ECLI:NL:RBMID:2006:AZ1142
Rechtbank Middelburg
- Kort geding
- Rechtspraak.nl
Afwijzing vordering tot nakoming van lesovereenkomst voor rijopleiding
In deze zaak heeft de Rechtbank Middelburg op 26 januari 2006 uitspraak gedaan in een kort geding tussen eiser en gedaagde, waarbij eiser vorderde dat gedaagde zijn verplichtingen uit een lesovereenkomst zou nakomen. De overeenkomst betrof het geven van een theorie- en praktijkopleiding voor het behalen van een rijbewijs categorie B. Eiser had een bedrag van € 2.100,-- betaald, maar gedaagde beëindigde de overeenkomst na het geven van 18 bloklessen, omdat eiser volgens gedaagde niet over de benodigde capaciteiten beschikte om het rijbewijs te behalen.

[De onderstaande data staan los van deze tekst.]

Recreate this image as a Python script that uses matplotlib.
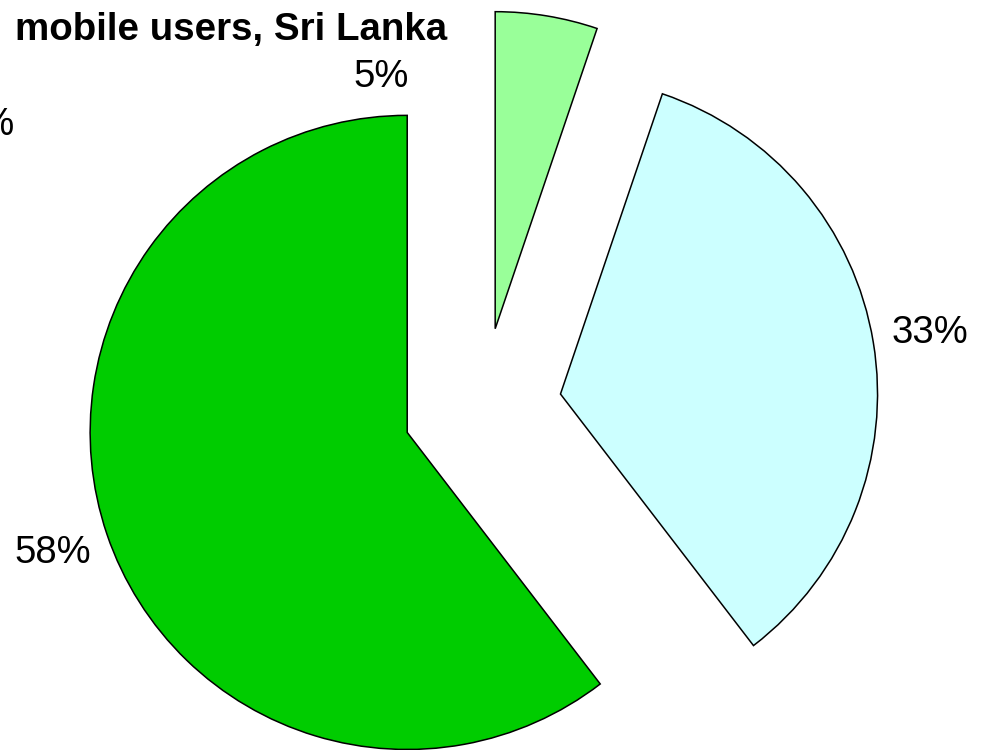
import matplotlib
matplotlib.use("Agg")
import numpy as np
import matplotlib.pyplot as plt

plt.rcParams['font.family'] = ['Liberation Sans', 'DejaVu Sans']

# share of users per group (percent)
values = [5, 33, 58]
labels = ['5%', '33%', '58%']
colors = ['#99FF99', '#CCFFFF', '#00CC00']
title = 'mobile users, Sri Lanka'

explode_frac = 0.25
label_dist = 1.18

fig = plt.figure(figsize=(9.88, 7.5), dpi=100)
ax = fig.add_axes([0, 0, 1, 1])

wedges, _ = ax.pie(values, colors=colors, startangle=90, counterclock=False,
                   explode=[explode_frac] * len(values), radius=1.0,
                   wedgeprops=dict(edgecolor='black', linewidth=1.1))

# data labels placed outside each exploded slice
for w, lab in zip(wedges, labels):
    mid = np.deg2rad((w.theta1 + w.theta2) / 2)
    cx, cy = w.center
    t = ax.text(cx + label_dist * np.cos(mid), cy + label_dist * np.sin(mid), lab,
                ha='center', va='center', fontsize=27.5)
    if lab == '5%':
        # small slice label sits up and to the left, clear of the title
        t.set_position((-0.32, 1.04))

# left-hand label running off the edge
ax.text(-1.475, 0.888, '4%', ha='right', va='center', fontsize=27.5)

ax.set_xlim(-1.521, 1.595)
ax.set_ylim(-1.082, 1.2835)
ax.set_aspect('equal')
ax.axis('off')

fig.text(447 / 988, 1 - 40 / 750, title, ha='right', va='baseline',
         fontsize=27.7, fontweight='bold')

fig.savefig('out.png', dpi=100, facecolor='white')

Eiser vorderde primair dat gedaagde hem binnen 14 dagen rijlessen zou geven en hem zou laten deelnemen aan de examens, met een dwangsom voor elke week dat gedaagde deze verplichting niet nakwam. Subsidiair vorderde eiser ontbinding van de overeenkomst en schadevergoeding. Gedaagde verweerde zich door te stellen dat er een dringende reden was voor de beëindiging van de overeenkomst, zoals bedoeld in artikel 6 lid 3 van de algemene voorwaarden, omdat eiser na 36 lessen nog niet in staat was om de vereiste verrichtingen voor het rijexamen uit te voeren.

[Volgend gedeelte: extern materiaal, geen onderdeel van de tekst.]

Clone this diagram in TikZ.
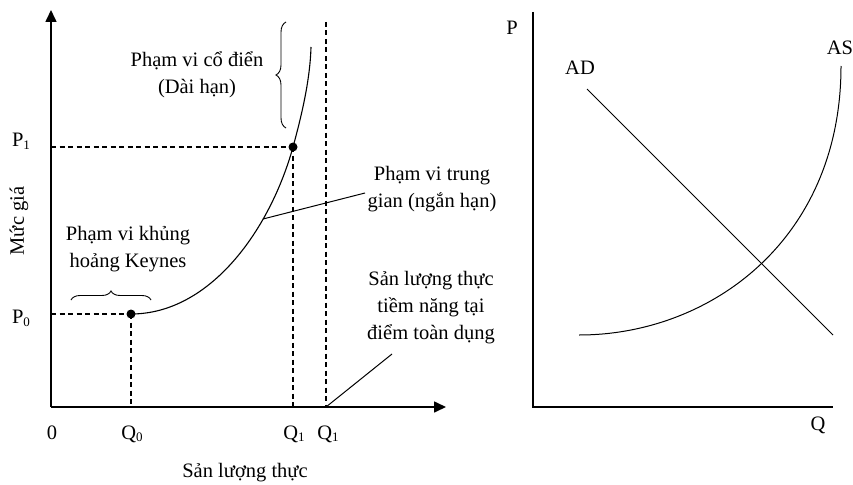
\documentclass[tikz,border=0pt]{standalone}
\usepackage{fontspec}
\setmainfont{Liberation Serif}
\usetikzlibrary{arrows.meta,decorations.pathreplacing}
\newcommand{\subn}[1]{\raisebox{-0.3ex}{\fontsize{13}{13}\selectfont #1}}
\begin{document}
\begin{tikzpicture}[x=1pt,y=-1pt,
  axis/.style={line width=1.6pt},
  arrowaxis/.style={axis, -{Triangle[length=12pt,width=11pt]}},
  curve/.style={line width=1.1pt},
  thin/.style={line width=1pt},
  guide/.style={line width=1.1pt, dash pattern=on 5pt off 3.5pt},
  lbl/.style={font=\fontsize{20.5}{27}\selectfont, inner sep=0pt, align=center},
  dot/.style={circle, fill, inner sep=0pt, minimum size=9pt},
  bracestyle/.style={line width=0.9pt, decorate, decoration={brace, amplitude=#1}}]
\useasboundingbox (0,0) rectangle (853,484);
% ---------- left diagram ----------
\coordinate (O) at (51,407);
\coordinate (ytop) at (51,10);
\coordinate (xend) at (446,407);
\draw[arrowaxis] (O) -- (ytop);
\draw[arrowaxis] (O) -- (xend);

\node[dot] (p0) at (131,314) {};
\node[dot] (p1) at (293,147) {};
\coordinate (top) at (311,47);
\coordinate (q0) at (131,407);
\coordinate (q1) at (293,407);
\coordinate (q2) at (326,407);
\coordinate (q2top) at (326,22);
\coordinate (p0ax) at (51,314);
\coordinate (p1ax) at (51,147);

\draw[guide] (p0ax) -- (p0.center);
\draw[guide] (p1ax) -- (p1.center);
\draw[guide] (p0.center) -- (q0);
\draw[guide] (p1.center) -- (q1);
\draw[guide] (q2top) -- (q2);

\draw[curve] (p0.center) .. controls (210,314) and (270,230) .. (p1.center)
  .. controls (302,114) and (310,80) .. (top);

% braces
\coordinate (b1a) at (286,128);
\coordinate (b1b) at (286,22);
\draw[bracestyle=10pt] (b1a) -- (b1b);
\coordinate (b2a) at (71,300);
\coordinate (b2b) at (151,300);
\draw[bracestyle=9pt] (b2a) -- (b2b);

% labels
\node[lbl] (classic) at (197,75) {Phạm vi cổ điển\\(Dài hạn)};
\node[lbl] (keynes) at (128,249) {Phạm vi khủng\\hoảng Keynes};
\node[lbl] (mid) at (432,189) {Phạm vi trung\\gian (ngắn hạn)};
\node[lbl] (pot) at (431,308) {Sản lượng thực\\tiềm năng tại\\điểm toàn dụng};

\coordinate (midpt) at (263,219);
\coordinate (midend) at (365,193);
\draw[thin] (midpt) -- (midend);
\coordinate (potend) at (392,354);
\draw[thin] (q2) -- (potend);

\node[lbl, rotate=90] (mucgia) at (19,221) {Mức giá};
\node[lbl] (P1lbl) at (21,141) {P\subn{1}};
\node[lbl] (P0lbl) at (21,318) {P\subn{0}};
\node[lbl] (zero) at (52,433) {0};
\node[lbl] (Q0lbl) at (132,434) {Q\subn{0}};
\node[lbl] (Q1lbl) at (294,434) {Q\subn{1}};
\node[lbl] (Q1blbl) at (328,434) {Q\subn{1}};
\node[lbl] (xlbl) at (245,473) {Sản lượng thực};

% ---------- right diagram ----------
\coordinate (O2) at (533,407);
\coordinate (y2top) at (533,12);
\coordinate (x2end) at (833,407);
\draw[axis] (y2top) -- (O2) -- (x2end);

\coordinate (ad1) at (587,89);
\coordinate (ad2) at (833,335);
\draw[thin] (ad1) -- (ad2);
\coordinate (as1) at (579,335);
\coordinate (as2) at (841,66);
\draw[thin] (as1) .. controls (710,335) and (841,240) .. (as2);

\node[lbl] (Plbl) at (512,28) {P};
\node[lbl] (Qlbl) at (818,425) {Q};
\node[lbl] (ADlbl) at (580,68) {AD};
\node[lbl] (ASlbl) at (840,48) {AS};
\end{tikzpicture}
\end{document}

De voorzieningenrechter oordeelde dat gedaagde de overeenkomst rechtsgeldig had beëindigd. Eiser had niet bestreden dat hij na de gegeven lessen niet over de benodigde vaardigheden beschikte. De rechter concludeerde dat de vorderingen van eiser moesten worden afgewezen, en veroordeelde eiser in de proceskosten van gedaagde, begroot op € 244,--. Dit vonnis benadrukt de verantwoordelijkheden van partijen in een lesovereenkomst en de mogelijkheid voor een verkeersschool om de overeenkomst te beëindigen bij gebrek aan voortgang van de leerling.